▶ What you should do
Copy all of the material exactly. Pictures are not to appear in the copy.
[Data lines start]
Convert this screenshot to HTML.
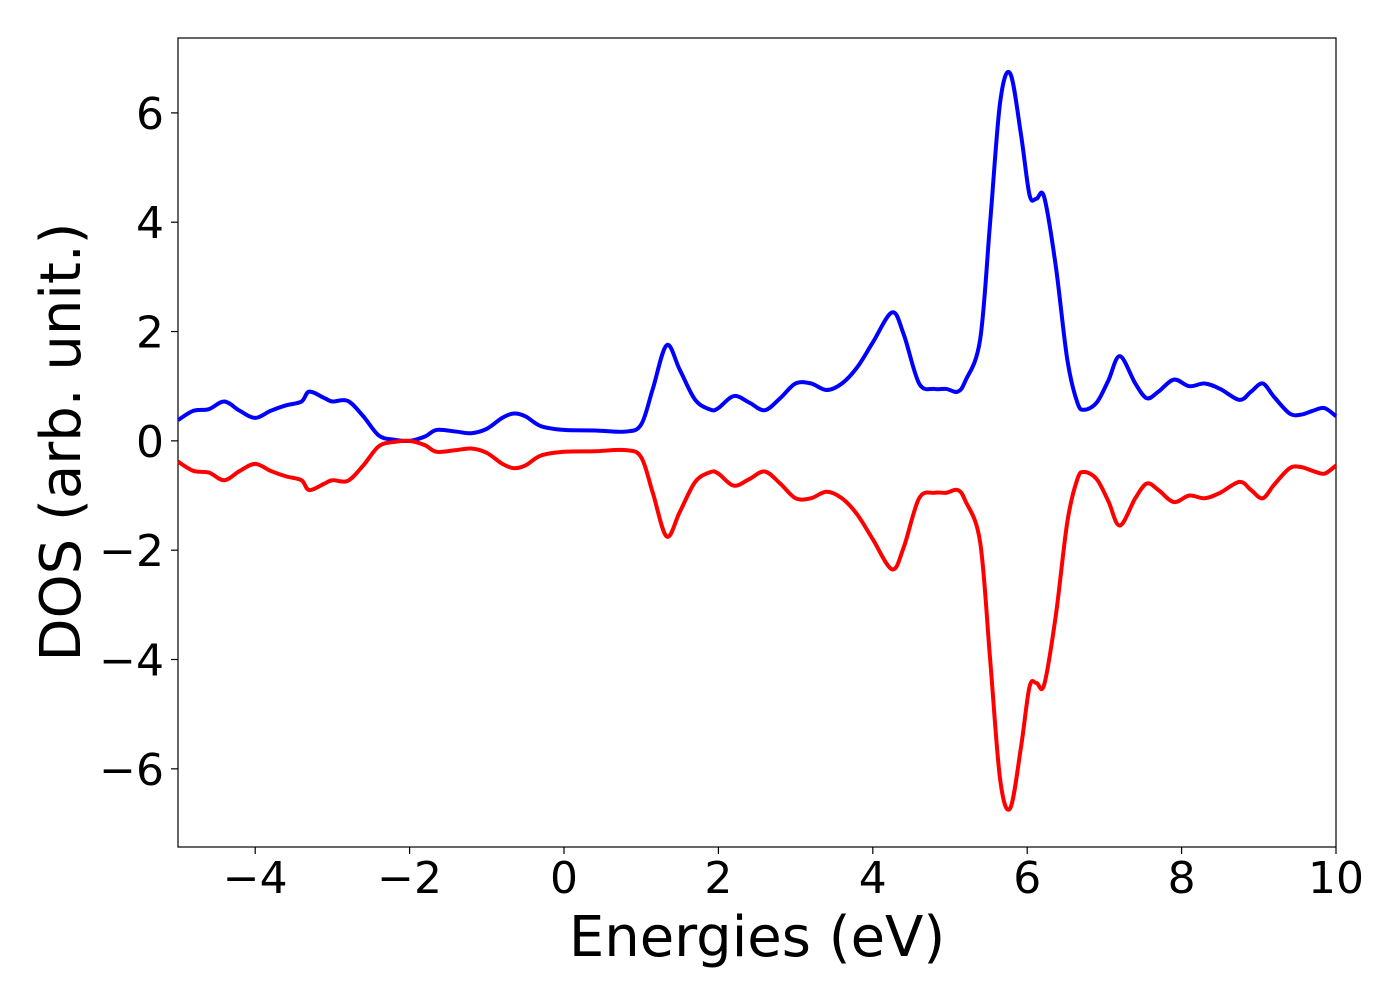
<!DOCTYPE html>
<html><head><meta charset="utf-8"><style>
body{margin:0;background:#fff;}
svg text{font-family:"DejaVu Sans","Liberation Sans",sans-serif;fill:#000;}
</style></head><body>
<svg id="chart" width="1400" height="1000" xmlns="http://www.w3.org/2000/svg">
<rect x="178" y="38" width="1158" height="809" fill="#fff" stroke="#000" stroke-width="1.2"/>
<g id="series"></g>
<g id="axes"></g>
<text x="757" y="956" font-size="56" text-anchor="middle">Energies (eV)</text>
<text transform="translate(80,442) rotate(-90)" font-size="56" text-anchor="middle">DOS (arb. unit.)</text>
</svg>
<script>
const energies=[-5,-4.8,-4.6,-4.4,-4.2,-4.0,-3.8,-3.6,-3.4,-3.3,-3.1,-3.0,-2.8,-2.6,-2.4,-2.2,-2.0,-1.8,-1.65,-1.4,-1.2,-1.0,-0.8,-0.65,-0.5,-0.3,0,0.4,0.8,1.0,1.15,1.33,1.5,1.7,1.9,2.0,2.2,2.4,2.6,2.8,3.0,3.2,3.4,3.6,3.8,4.0,4.25,4.4,4.6,4.8,4.95,5.1,5.2,5.39,5.52,5.65,5.78,5.92,6.03,6.12,6.22,6.37,6.52,6.65,6.74,6.9,7.05,7.2,7.4,7.55,7.7,7.9,8.1,8.3,8.5,8.75,8.9,9.05,9.2,9.4,9.55,9.7,9.85,10];
const dosUp=[0.38,0.55,0.58,0.72,0.55,0.42,0.55,0.65,0.72,0.9,0.78,0.72,0.73,0.45,0.1,0.02,0.0,0.08,0.2,0.17,0.14,0.22,0.42,0.5,0.45,0.27,0.2,0.19,0.17,0.3,0.95,1.75,1.3,0.75,0.57,0.6,0.82,0.7,0.56,0.78,1.05,1.05,0.93,1.05,1.35,1.8,2.35,1.95,1.05,0.95,0.95,0.9,1.1,1.85,4.0,6.2,6.72,5.6,4.5,4.43,4.46,3.2,1.48,0.7,0.57,0.7,1.1,1.55,1.05,0.78,0.9,1.12,1.0,1.05,0.95,0.75,0.9,1.05,0.8,0.5,0.48,0.55,0.6,0.45];
const dosDown=[-0.38,-0.55,-0.58,-0.72,-0.55,-0.42,-0.55,-0.65,-0.72,-0.9,-0.78,-0.72,-0.73,-0.45,-0.1,-0.02,0.0,-0.08,-0.2,-0.17,-0.14,-0.22,-0.42,-0.5,-0.45,-0.27,-0.2,-0.19,-0.17,-0.3,-0.95,-1.75,-1.3,-0.75,-0.57,-0.6,-0.82,-0.7,-0.56,-0.78,-1.05,-1.05,-0.93,-1.05,-1.35,-1.8,-2.35,-1.95,-1.05,-0.95,-0.95,-0.9,-1.1,-1.85,-4.0,-6.2,-6.72,-5.6,-4.5,-4.43,-4.46,-3.2,-1.48,-0.7,-0.57,-0.7,-1.1,-1.55,-1.05,-0.78,-0.9,-1.12,-1.0,-1.05,-0.95,-0.75,-0.9,-1.05,-0.8,-0.5,-0.48,-0.55,-0.6,-0.45];
const xTicks=[-4,-2,0,2,4,6,8,10];
const yTicks=[-6,-4,-2,0,2,4,6];
const NS="http://www.w3.org/2000/svg";
const X0=178,X1=1336,Y0=38,Y1=847,xmin=-5,xmax=10,ymin=-7.43,ymax=7.37;
function sx(v){return X0+(v-xmin)/(xmax-xmin)*(X1-X0);}
function sy(v){return Y1-(v-ymin)/(ymax-ymin)*(Y1-Y0);}
function mk(t,a,p){const e=document.createElementNS(NS,t);for(const k in a)e.setAttribute(k,a[k]);p.appendChild(e);return e;}
function pathFor(xs,ys){const P=xs.map((x,i)=>[sx(x),sy(ys[i])]);let d="M"+P[0][0]+","+P[0][1];
for(let i=0;i<P.length-1;i++){const p0=P[Math.max(0,i-1)],p1=P[i],p2=P[i+1],p3=P[Math.min(P.length-1,i+2)];
const c1=[p1[0]+(p2[0]-p0[0])/6,p1[1]+(p2[1]-p0[1])/6],c2=[p2[0]-(p3[0]-p1[0])/6,p2[1]-(p3[1]-p1[1])/6];
d+=` C${c1[0]},${c1[1]} ${c2[0]},${c2[1]} ${p2[0]},${p2[1]}`;}return d;}
const sg=document.getElementById('series');
const up=mk('path',{d:pathFor(energies,dosUp),fill:'none',stroke:'#0000ff','stroke-width':4},sg);


const dn=mk('path',{d:pathFor(energies,dosDown),fill:'none',stroke:'#ff0000','stroke-width':4},sg);


const ag=document.getElementById('axes');
xTicks.forEach(t=>{const x=sx(t);
const l=mk('line',{x1:x,x2:x,y1:Y1,y2:Y1+7,stroke:'#000','stroke-width':1.2},ag);


const tx=mk('text',{x:x,y:893,'font-size':44,'text-anchor':'middle'},ag);tx.textContent=t<0?'\u2212'+(-t):String(t);

});
yTicks.forEach(t=>{const y=sy(t);
const l=mk('line',{x1:X0-7,x2:X0,y1:y,y2:y,stroke:'#000','stroke-width':1.2},ag);


const tx=mk('text',{x:164,y:y+16,'font-size':44,'text-anchor':'end'},ag);tx.textContent=t<0?'\u2212'+(-t):String(t);

});
</script>
</body></html>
[Data lines end]
▶ Correct result
Convert this screenshot to HTML.
<!DOCTYPE html>
<html><head><meta charset="utf-8"><style>
body{margin:0;background:#fff;}
svg text{font-family:"DejaVu Sans","Liberation Sans",sans-serif;fill:#000;}
</style></head><body>
<svg id="chart" width="1400" height="1000" xmlns="http://www.w3.org/2000/svg">
<rect x="178" y="38" width="1158" height="809" fill="#fff" stroke="#000" stroke-width="1.2"/>
<g id="series"></g>
<g id="axes"></g>
<text x="757" y="956" font-size="56" text-anchor="middle">Energies (eV)</text>
<text transform="translate(80,442) rotate(-90)" font-size="56" text-anchor="middle">DOS (arb. unit.)</text>
</svg>
<script>
const energies=[-5,-4.8,-4.6,-4.4,-4.2,-4.0,-3.8,-3.6,-3.4,-3.3,-3.1,-3.0,-2.8,-2.6,-2.4,-2.2,-2.0,-1.8,-1.65,-1.4,-1.2,-1.0,-0.8,-0.65,-0.5,-0.3,0,0.4,0.8,1.0,1.15,1.33,1.5,1.7,1.9,2.0,2.2,2.4,2.6,2.8,3.0,3.2,3.4,3.6,3.8,4.0,4.25,4.4,4.6,4.8,4.95,5.1,5.2,5.39,5.52,5.65,5.78,5.92,6.03,6.12,6.22,6.37,6.52,6.65,6.74,6.9,7.05,7.2,7.4,7.55,7.7,7.9,8.1,8.3,8.5,8.75,8.9,9.05,9.2,9.4,9.55,9.7,9.85,10];
const dosUp=[0.38,0.55,0.58,0.72,0.55,0.42,0.55,0.65,0.72,0.9,0.78,0.72,0.73,0.45,0.1,0.02,0.0,0.08,0.2,0.17,0.14,0.22,0.42,0.5,0.45,0.27,0.2,0.19,0.17,0.3,0.95,1.75,1.3,0.75,0.57,0.6,0.82,0.7,0.56,0.78,1.05,1.05,0.93,1.05,1.35,1.8,2.35,1.95,1.05,0.95,0.95,0.9,1.1,1.85,4.0,6.2,6.72,5.6,4.5,4.43,4.46,3.2,1.48,0.7,0.57,0.7,1.1,1.55,1.05,0.78,0.9,1.12,1.0,1.05,0.95,0.75,0.9,1.05,0.8,0.5,0.48,0.55,0.6,0.45];
const dosDown=[-0.38,-0.55,-0.58,-0.72,-0.55,-0.42,-0.55,-0.65,-0.72,-0.9,-0.78,-0.72,-0.73,-0.45,-0.1,-0.02,0.0,-0.08,-0.2,-0.17,-0.14,-0.22,-0.42,-0.5,-0.45,-0.27,-0.2,-0.19,-0.17,-0.3,-0.95,-1.75,-1.3,-0.75,-0.57,-0.6,-0.82,-0.7,-0.56,-0.78,-1.05,-1.05,-0.93,-1.05,-1.35,-1.8,-2.35,-1.95,-1.05,-0.95,-0.95,-0.9,-1.1,-1.85,-4.0,-6.2,-6.72,-5.6,-4.5,-4.43,-4.46,-3.2,-1.48,-0.7,-0.57,-0.7,-1.1,-1.55,-1.05,-0.78,-0.9,-1.12,-1.0,-1.05,-0.95,-0.75,-0.9,-1.05,-0.8,-0.5,-0.48,-0.55,-0.6,-0.45];
const xTicks=[-4,-2,0,2,4,6,8,10];
const yTicks=[-6,-4,-2,0,2,4,6];
const NS="http://www.w3.org/2000/svg";
const X0=178,X1=1336,Y0=38,Y1=847,xmin=-5,xmax=10,ymin=-7.43,ymax=7.37;
function sx(v){return X0+(v-xmin)/(xmax-xmin)*(X1-X0);}
function sy(v){return Y1-(v-ymin)/(ymax-ymin)*(Y1-Y0);}
function mk(t,a,p){const e=document.createElementNS(NS,t);for(const k in a)e.setAttribute(k,a[k]);p.appendChild(e);return e;}
function pathFor(xs,ys){const P=xs.map((x,i)=>[sx(x),sy(ys[i])]);let d="M"+P[0][0]+","+P[0][1];
for(let i=0;i<P.length-1;i++){const p0=P[Math.max(0,i-1)],p1=P[i],p2=P[i+1],p3=P[Math.min(P.length-1,i+2)];
const c1=[p1[0]+(p2[0]-p0[0])/6,p1[1]+(p2[1]-p0[1])/6],c2=[p2[0]-(p3[0]-p1[0])/6,p2[1]-(p3[1]-p1[1])/6];
d+=` C${c1[0]},${c1[1]} ${c2[0]},${c2[1]} ${p2[0]},${p2[1]}`;}return d;}
const sg=document.getElementById('series');
const up=mk('path',{d:pathFor(energies,dosUp),fill:'none',stroke:'#0000ff','stroke-width':4},sg);


const dn=mk('path',{d:pathFor(energies,dosDown),fill:'none',stroke:'#ff0000','stroke-width':4},sg);


const ag=document.getElementById('axes');
xTicks.forEach(t=>{const x=sx(t);
const l=mk('line',{x1:x,x2:x,y1:Y1,y2:Y1+7,stroke:'#000','stroke-width':1.2},ag);


const tx=mk('text',{x:x,y:893,'font-size':44,'text-anchor':'middle'},ag);tx.textContent=t<0?'\u2212'+(-t):String(t);

});
yTicks.forEach(t=>{const y=sy(t);
const l=mk('line',{x1:X0-7,x2:X0,y1:y,y2:y,stroke:'#000','stroke-width':1.2},ag);


const tx=mk('text',{x:164,y:y+16,'font-size':44,'text-anchor':'end'},ag);tx.textContent=t<0?'\u2212'+(-t):String(t);

});
</script>
</body></html>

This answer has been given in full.